Il convient de mentionner également l’évaluation complète des bilans des banques de la zone euro ainsi que les réformes structurelles mises en œuvre dans certains pays. De la même manière, les réformes structurelles qui renforcent la confiance dans les perspectives économiques et incitent les entreprises à mettre à profit les conditions de financement extrêmement accommodantes rendront notre politique encore plus efficace dans des proportions correspondantes.
Les responsables de la politique économique dans la zone euro sont indépendants, mais les effets de leurs politiques sont interdépendants. Pour cette raison, seule la combinaison de politiques complémentaires et cohérentes les unes par rapport aux autres permettra en définitive à notre politique monétaire de faire sentir pleinement ses effets, entraînant un retour durable de la prospérité et de la stabilité dans l’ensemble de la zone euro.
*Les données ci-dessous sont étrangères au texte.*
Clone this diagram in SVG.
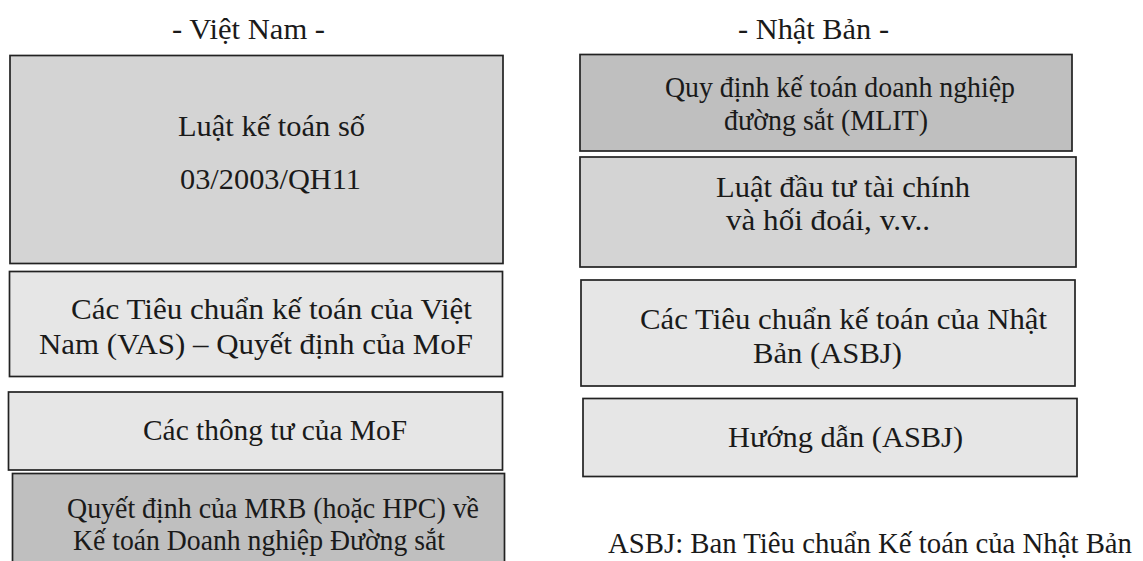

[1]Cf. le discours de Mario Draghi, Monetary policy communication in turbulent times, lors de la Conference De Nederlandsche Bank 200 years: Central banking in the next two decades, Amsterdam, 24 avril 2014 (en anglais).
[2]Cf. le discours de Mario Draghi, Le chômage dans la zone euro, Symposium annuel des banques centrales, Jackson Hole, 22 août 2014.
[3]D’une manière générale, Homar et Van Wijnbergen (2014) arrivent à la conclusion que la recapitalisation et la fourniture de liquidité sont deux facteurs complémentaires de l’accélération de la reprise au lendemain de crises financières. Cf. Homar, Timotej et Sweder van Wijnbergen (2014), On Zombie Banks and Recessions after Systemic Banking Crises: Government Intervention Matters, Tinbergen Institute Discussion Paper 13-039/IV/DSF54.
[4]Cf. Adam, Klaus et Junyi Zhu (2014), Price Level Changes and the Redistribution of Nominal Wealth Across the Euro Area, Working Papers, No. 14(11), Université de Mannheim.